Thursday, July 26, 2007

$54M pants (and a few friends) to the rescue

The now infamous pair of pants was featured at a 7/24 Washington D.C. fundraiser. Proceeds from the fundraiser will help pay the legal bills of Jin Nam Chung and Soo Chung, owners of the dry cleaning business that misplaced and later found the pair of pants. Roy Pearson brought in the pants and filed suit over their loss, originally demanding $67M, and later dropping the demand to $54M. To make it worse, this jerk plaintiff is a judge. When the Chungs found his pants and offered to return them, he refused, saying it was too late, and continued with his lawsuit.

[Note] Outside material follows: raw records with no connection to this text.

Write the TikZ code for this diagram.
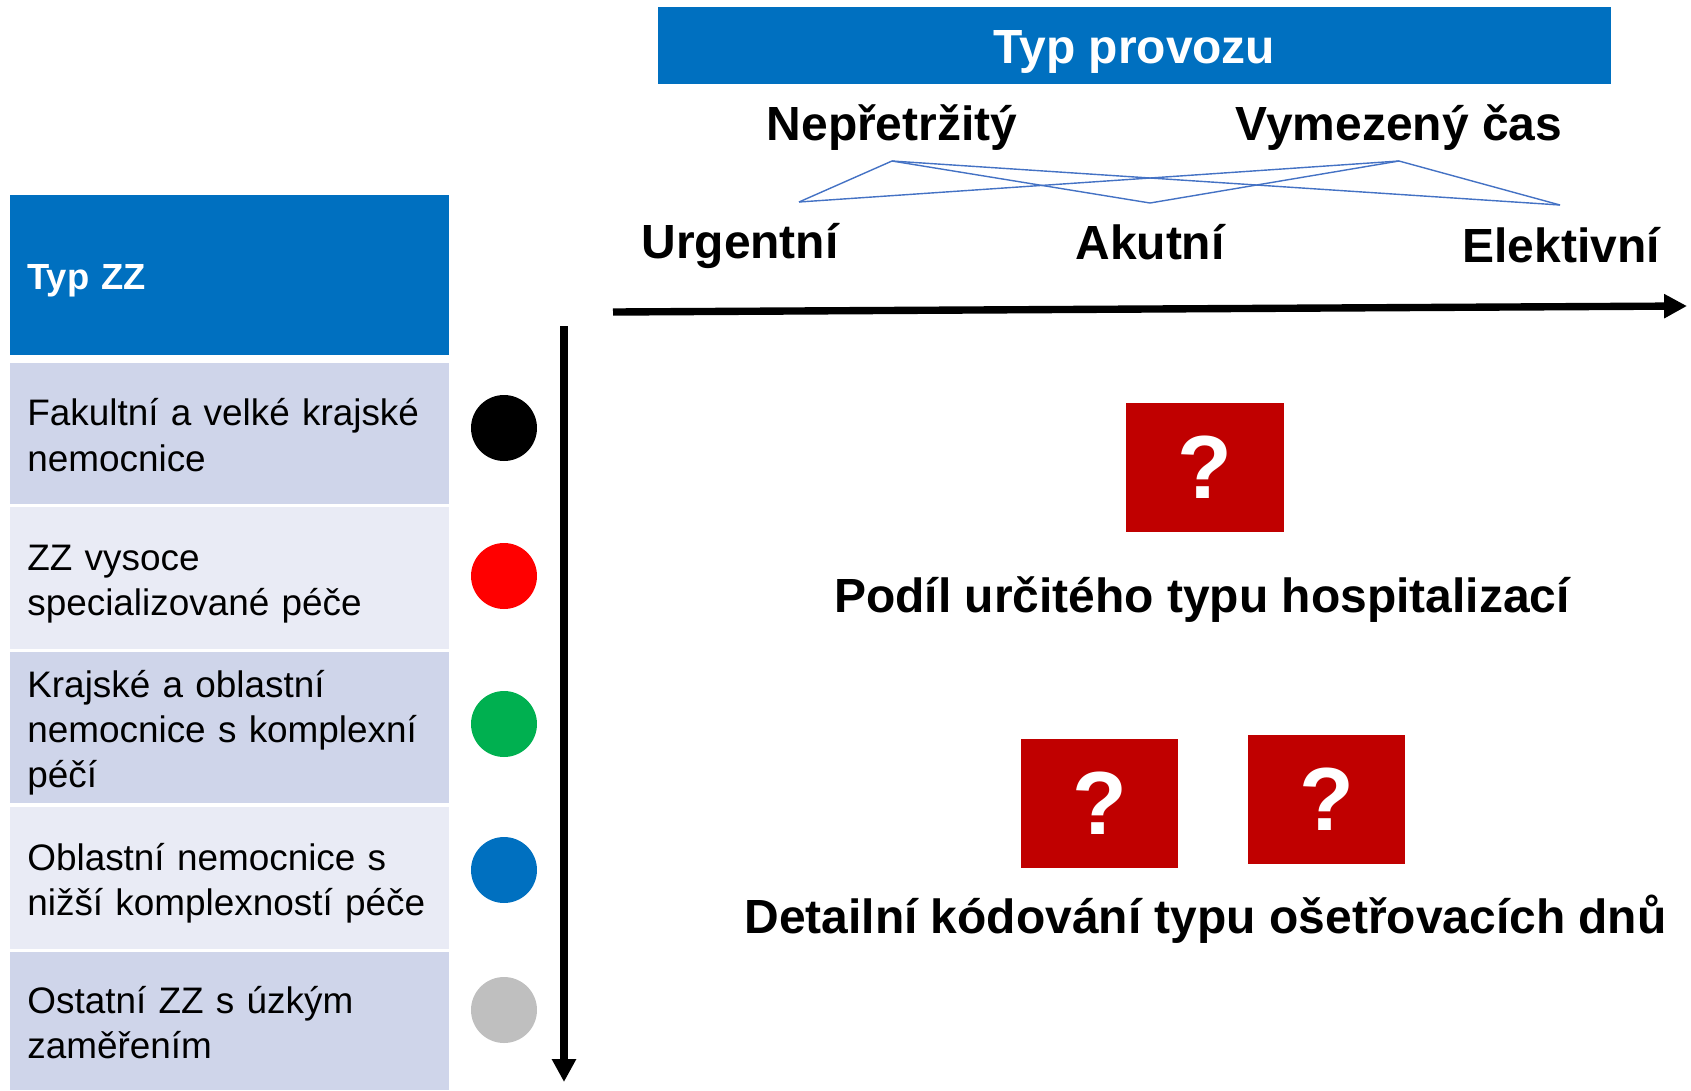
\documentclass[tikz,border=0pt]{standalone}
\usepackage{fontspec}
\setmainfont{Liberation Sans}
\usetikzlibrary{arrows.meta}
\definecolor{zzblue}{HTML}{0070C0}
\definecolor{rowdark}{HTML}{CFD5EA}
\definecolor{rowlight}{HTML}{E9EBF5}
\definecolor{qred}{HTML}{C00000}
\definecolor{linkblue}{HTML}{4472C4}
\definecolor{dotgreen}{HTML}{00B050}
\definecolor{dotgray}{HTML}{BFBFBF}

\begin{document}
\begin{tikzpicture}[x=0.02cm, y=-0.02cm,
	bigtext/.style={font=\fontsize{27.3}{32}\selectfont\bfseries, inner sep=0pt},
	rowcell/.style={anchor=west, inner xsep=0.34cm, inner ysep=0pt,
		minimum width=8.78cm, text width=8.1cm, align=left,
		font=\fontsize{21}{25.8}\selectfont,
		execute at begin node=\rule{0pt}{23.6pt},
		execute at end node=\rule[-6.7pt]{0pt}{6.7pt}},
	qbox/.style={fill=qred, minimum width=3.16cm, minimum height=2.58cm,
		text=white, font=\fontsize{51}{60}\selectfont\bfseries, inner sep=0pt},
	zzdot/.style={circle, minimum size=1.32cm, inner sep=0pt},
	link/.style={linkblue, line width=0.8pt},
	timeaxis/.style={line width=4.2pt, -{Triangle[length=13pt, width=13pt]}}]
\useasboundingbox (0,0) rectangle (1691,1090);

% hlavicky
\node[fill=zzblue, minimum width=19.06cm, minimum height=1.54cm,
	text height=0.7cm, text depth=0pt, text=white, bigtext]
	(provoz) at (1134.5,45.5) {Typ provozu};
\node[rowcell, fill=zzblue, minimum height=3.2cm, text=white,
	font=\fontsize{20.7}{25}\selectfont\bfseries]
	(typzz) at (10,275) {Typ ZZ};

\node[bigtext, anchor=base] (nep) at (892,140) {Nepřetržitý};
\node[bigtext, anchor=base] (vym) at (1399,140) {Vymezený čas};
\node[bigtext, anchor=base] (urg) at (740,258) {Urgentní};
\node[bigtext, anchor=base] (aku) at (1150,259) {Akutní};
\node[bigtext, anchor=base] (ele) at (1561,262) {Elektivní};

\coordinate (nepB) at (892,161);
\coordinate (vymB) at (1399,161);
\coordinate (urgT) at (799,202);
\coordinate (akuT) at (1150,203);
\coordinate (eleT) at (1560,205);
\foreach \a in {nepB, vymB}
	\foreach \b in {urgT, akuT, eleT}
		\draw[link] (\a) -- (\b);

\coordinate (hStart) at (613,312);
\coordinate (hEnd) at (1687,306);
\draw[timeaxis] (hStart) -- (hEnd);

% radky typu ZZ
\foreach \i/\y/\h/\col/\dy/\dcol/\txt in {
	1/433.5/2.82/rowdark/428/black/{Fakultní a velké krajské\\nemocnice},
	2/578/2.84/rowlight/576/red/{ZZ vysoce\\specializované péče},
	3/727.5/3.02/rowdark/724/dotgreen/{Krajské a oblastní\\nemocnice s komplexní\\péčí},
	4/878/2.84/rowlight/870/zzblue/{Oblastní nemocnice s\\nižší komplexností péče},
	5/1021/2.76/rowdark/1010/dotgray/{Ostatní ZZ s úzkým\\zaměřením}}
{
	\node[rowcell, fill=\col, minimum height=\h cm] (row\i) at (10,\y) {\txt};
	\node[zzdot, fill=\dcol] (dot\i) at (504,\dy) {};
}

\coordinate (vStart) at (564,326);
\coordinate (vEnd) at (564,1082);
\draw[timeaxis] (vStart) -- (vEnd);

% otazniky
\node[qbox] (q1) at (1205,467.5) {?};
\node[bigtext, anchor=base] (podil) at (1202,612) {Podíl určitého typu hospitalizací};
\node[qbox] (q2) at (1099.5,803.5) {?};
\node[qbox] (q3) at (1326.5,799.5) {?};
\node[bigtext, anchor=base] (detail) at (1205.5,933) {Detailní kódování typu ošetřovacích dnů};
\end{tikzpicture}
\end{document}
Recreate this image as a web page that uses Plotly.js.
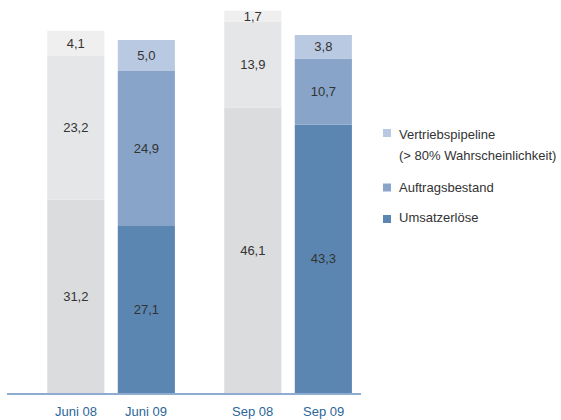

The Chungs won the lawsuit. The judge ordered Pearson to pay court costs. However, the Chungs also incurred about $100K in legal fees. The American Tort Reform Association and the U.S. Chamber of Commerce Institute for Legal Reform help the fundraiser to help the Chungs cover their legal costs. They raised over $64K, and pledges are still arriving. The groups advocate for tighter guidelines for filing lawsuits, hoping to eliminate frivolous suits like this one. They hoped that the fundraiser would help publicize their mission to reform tort law, especially in the light of cases that unjustly attack small businesses.

If the Chungs’ motion for legal fees is granted, forcing Pearson to bear the costs of his ridiculous suit, fundraiser proceeds in excess of the family’s costs will be donated to charity. I hope that Pearson gets his arrogant a$$ nailed when the judge in this case makes a ruling on the Chungs' Motion.

If he had asked them to reimburse the cost of the lost pants, it would have been reasonable. To force them to bear the stress and financial burden was far from it. It would be poetic justice if he gets taken to the cleaners.

1 comment:

Thomas Westgard said...

English courts commonly require the losing party to pay the other side's legal fees, and it's not infrequent that there's a proposal to increase that practice over here. The usual proposal is that there be some determination of whether the losing party's argument was meritless, and if it was, then they're on the hook.

These proposals are commonly shot down by the insurance lobby, because they routinely use frivolous and baseless defenses against paying amounts that they know are owed.